EVERETT — An Everett man was shown mercy in 2015, when a judge sentenced him for the car crash that killed his son.

On Thursday, when another judge sent him back to prison for giving drugs to Snohomish County boys and molesting them, John Anthony Alves had little to say in court.

“I just want to ask the victims for forgiveness,” Alves said.

Alves, 36, was sentenced to at least 14½ years behind bars. He could spend the rest of his life in prison if a sentence review board finds him unfit for release.

Alves abused three boys shortly after serving out a 15-month sentence for causing the death of his son, Josiah, 7, in an impromptu car race. Alves was high on marijuana when he slammed into a van on Evergreen Way. The judge granted Alves some leniency in 2015.

“I know perfectly well there is no sentence I can give you that likely will come close to the sentence you have given yourself,” Judge George Appel told him.

Two years later, in May 2017, Alves tried to outrun Everett police in a truck with a stolen trailer, court papers show. Officers caught him in a yard on Maple Street, hiding in shrubs. He begged police to shoot him. He was taken back to jail.

In June 2017, a family member reported he’d seen photos of nude boys on Alves’ phone. Police confronted Alves as he worked on a car in his garage on 16th Street. He denied having a phone. Then he reluctantly pulled one out of his pocket, but claimed it wasn’t his.

A search warrant later showed the phone held hundreds of sexual images of boys younger than 12. Word got out. Parents started talking to their kids about Alves — opening up a dark, secret side of his life.

Over a series of police interviews, one boy recounted being drugged, pushed into a bathroom and raped by Alves at an Everett motel in early 2017, among other examples of sexual abuse. He was 10.

The mother of another boy, 9, asked her son if Alves had ever touched him. The child, who is on the autism spectrum, told her about four different times when Alves sexually touched him in 2016, and told him to stay quiet about it. Alves would give the boy video games and candy, charging papers say.

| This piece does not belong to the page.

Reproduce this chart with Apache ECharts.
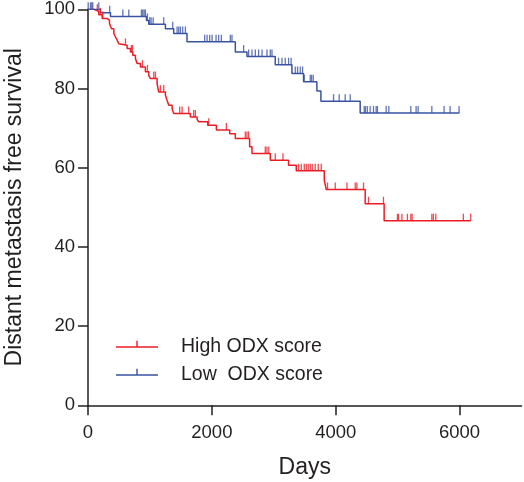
<!DOCTYPE html>
<html>
<head>
<meta charset="utf-8">
<script src="https://cdn.jsdelivr.net/npm/echarts@6/dist/echarts.min.js"></script>
<style>
html,body{margin:0;padding:0;background:#fff;}
#chart{width:524px;height:482px;}
</style>
</head>
<body>
<div id="chart"></div>
<script>
// ---- Data ----
const seriesNames = ['High ODX score', 'Low  ODX score'];
const xTicks = [0, 2000, 4000, 6000];
const yTicks = [0, 20, 40, 60, 80, 100];

// High ODX score: event times (days) and survival (%) after each step
const highTimes = [0, 94, 174, 229, 309, 347, 379, 417, 444, 471, 497, 524, 632, 686, 723, 766, 793, 847, 927, 981, 1008, 1116, 1142, 1250, 1277, 1304, 1358, 1384, 1653, 1761, 1787, 1933, 2073, 2288, 2379, 2610, 2648, 2944, 3239, 3363, 3815, 3847, 4476, 4782];
const highSurv  = [100, 99.5, 98.6, 97.7, 97.2, 96.4, 95.1, 93.9, 93.0, 92.2, 91.3, 90.9, 90.1, 89.2, 88.4, 87.6, 86.3, 85.4, 84.2, 83.3, 82.5, 81.2, 79.1, 78.3, 77.0, 75.8, 74.9, 73.7, 72.8, 72.2, 71.6, 70.7, 69.5, 68.6, 67.4, 65.3, 63.6, 61.9, 60.6, 59.2, 56.9, 54.5, 50.9, 46.6];
const highEnd = 6180;
const highCensor = [60, 150, 200, 239, 605, 700, 720, 880, 960, 1062, 1089, 1169, 1223, 1481, 1519, 1626, 1707, 1734, 1949, 2234, 2540, 2567, 2594, 2863, 2890, 2920, 3024, 3148, 3400, 3444, 3492, 3524, 3556, 3589, 3621, 3669, 3718, 3766, 3868, 3992, 4181, 4315, 4342, 4449, 4529, 4771, 4997, 5013, 5068, 5158, 5213, 5234, 5552, 5577, 5616, 6061, 6180];

// Low ODX score
const lowTimes = [0, 201, 363, 944, 981, 1250, 1384, 1599, 2379, 2567, 3024, 3293, 3481, 3696, 3761, 4395];
const lowSurv  = [100, 99.1, 98.2, 97.2, 96.2, 95.1, 93.9, 91.8, 89.2, 88.1, 86.0, 83.8, 81.7, 79.4, 76.8, 73.8];
const lowEnd = 5997;
const lowCensor = [3, 40, 77, 174, 350, 562, 659, 863, 884, 906, 927, 960, 997, 1019, 1052, 1223, 1368, 1438, 1465, 1492, 1529, 1573, 1884, 1923, 1965, 2003, 2068, 2110, 2153, 2298, 2325, 2513, 2594, 2648, 2702, 2755, 2810, 2890, 2944, 2971, 3077, 3132, 3185, 3239, 3280, 3347, 3384, 3427, 3465, 3492, 3589, 3610, 3637, 3965, 4056, 4153, 4234, 4460, 4480, 4510, 4556, 4610, 4653, 4674, 4815, 4858, 5213, 5298, 5331, 5552, 5750, 5847, 5992];

// ---- Build ----
const RED = '#ed1c24';
const BLUE = '#3953a4';
const TXT = '#231f20';
const FONT = '"Liberation Sans", Arial, Helvetica, sans-serif';

function stepLine(times, surv, end) {
  const d = times.map((t, i) => [t, surv[i]]);
  d.push([end, surv[surv.length - 1]]);
  return d;
}
function survAt(times, surv, t) {
  let v = surv[0];
  for (let i = 0; i < times.length; i++) { if (times[i] <= t) v = surv[i]; }
  return v;
}
function censorPts(times, surv, cens) {
  return cens.map(t => [t, survAt(times, surv, t)]);
}

const legendIcon = 'path://M0,5.5 L42,5.5 L42,7 L0,7 Z M20.3,0 L21.7,0 L21.7,6 L20.3,6 Z M59.97,12.47 L60,12.5 L59.97,12.5 Z';

const chart = echarts.init(document.getElementById('chart'), null, {renderer: 'canvas'});
chart.setOption({
  animation: false,
  backgroundColor: '#fff',
  textStyle: {fontFamily: FONT, color: TXT},
  grid: {left: 88, right: 2.5, top: 9.3, bottom: 76.7, containLabel: false, outerBoundsMode: 'none'},
  legend: {
    orient: 'vertical',
    left: 116,
    top: 337,
    padding: 0,
    itemGap: 8,
    itemWidth: 60,
    itemHeight: 12.5,
    textStyle: {fontSize: 19.5, color: TXT, fontFamily: FONT},
    data: [
      {name: seriesNames[0], icon: legendIcon, itemStyle: {color: RED}},
      {name: seriesNames[1], icon: legendIcon, itemStyle: {color: BLUE}}
    ]
  },
  xAxis: {
    type: 'value',
    min: 0,
    max: 7000,
    interval: 2000,
    name: 'Days',
    nameLocation: 'middle',
    nameGap: 51,
    nameTextStyle: {fontSize: 23, color: TXT, fontFamily: FONT},
    axisLine: {show: true, lineStyle: {color: TXT, width: 1.5}},
    axisTick: {show: true, length: 10, customValues: xTicks, lineStyle: {color: TXT, width: 1.5}},
    axisLabel: {customValues: xTicks, margin: 18, fontSize: 18.5, color: TXT, fontFamily: FONT,
      formatter: v => String(v)},
    splitLine: {show: false}
  },
  yAxis: {
    type: 'value',
    min: 0,
    max: 100,
    interval: 20,
    name: 'Distant metastasis free survival',
    nameLocation: 'middle',
    nameGap: 62,
    nameTextStyle: {fontSize: 23, color: TXT, fontFamily: FONT},
    axisLine: {show: true, lineStyle: {color: TXT, width: 1.5}},
    axisTick: {show: true, length: 10, customValues: yTicks, lineStyle: {color: TXT, width: 1.5}},
    axisLabel: {customValues: yTicks, margin: 13, fontSize: 18.5, color: TXT, fontFamily: FONT,
      formatter: v => String(v)},
    splitLine: {show: false}
  },
  series: [
    {
      name: seriesNames[0], type: 'line', step: 'end', showSymbol: false, symbol: 'none',
      data: stepLine(highTimes, highSurv, highEnd),
      lineStyle: {color: RED, width: 1.5}, itemStyle: {color: RED}, z: 3
    },
    {
      name: seriesNames[1], type: 'line', step: 'end', showSymbol: false, symbol: 'none',
      data: stepLine(lowTimes, lowSurv, lowEnd),
      lineStyle: {color: BLUE, width: 1.5}, itemStyle: {color: BLUE}, z: 3
    },
    {
      name: 'high-censor', type: 'scatter', silent: true,
      symbol: 'rect', symbolSize: [1.3, 7], symbolOffset: [0, -3.5],
      data: censorPts(highTimes, highSurv, highCensor),
      itemStyle: {color: RED}, z: 4
    },
    {
      name: 'low-censor', type: 'scatter', silent: true,
      symbol: 'rect', symbolSize: [1.3, 7], symbolOffset: [0, -3.5],
      data: censorPts(lowTimes, lowSurv, lowCensor),
      itemStyle: {color: BLUE}, z: 4
    }
  ]
});
</script>
</body>
</html>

Police couldn’t find Alves for the remainder of 2017. He was caught hiding in a crawl space at a five-bedroom Stanwood home in January. He’d been living in the home with a teen boy, who had been missing for about as long as Alves. The boy reported, at first, that he hadn’t been hurt. His mother later found video of Alves sexually abusing the child. The boy — who lived through major trauma and instability in his own home — told police he considered Alves to be a boyfriend.

He was 13.

The child went on to say he’d used marijuana and methamphetamine since he was 11. A Department of Corrections investigation noted that, as of this month, the boy had escaped every home he’d been placed in by Child Protective Services, and that he’s currently a runaway.

As the investigation went on, a video was discovered on Alves’ phone, allegedly showing his girlfriend, 27, sexually abusing yet another boy in his early teens in August 2016. Police interviewed her in jail in June. She said Alves made her do it, that he recorded the video and that she was “using a lot of drugs and does not remember much from that time period,” charging papers say.

The woman is charged with second-degree rape of a child. She was still in jail Friday.

Alves pleaded guilty in August to attempting to elude police, possessing child pornography, two counts of first-degree child molestation and another felony crime for abusing the teen in Stanwood.

His public defender, Rachel Forde, spoke on his behalf in court Thursday. She argued that Alves had shown remorse and taken responsibility for what he’d done.

“I’ve sat in a jail cell when he’s crying over this,” Forde said. “This is not something easy, or that he’s taking lightly.”

Forde said her client’s warped, dysfunctional thoughts were exacerbated by a drug relapse, and the tragedy of losing his son led his family life to spiral out of control. Alves whispered into her ear.

“Unfortunately, Mr. Alves is also a victim of sexual abuse,” Forde continued. “This is something that he struggled with, he compartmentalized, he buried.”

Superior Court Judge David Kurtz went with a prosecutor’s suggestion, handing down a prison term at the midpoint of the standard range.

In a letter sent to the court, meanwhile, the mother of the autistic boy had hoped for the sternest sentence possible.

“When I put my child to bed, I ask myself, ‘Why my sweet little boy?’” she wrote in the letter, addressed to Alves. “Why hurt a child who already struggles with life? … I hope as the doors lock shut night after night and you lay down on that cold cot, you realize that what you did was sick and wrong.”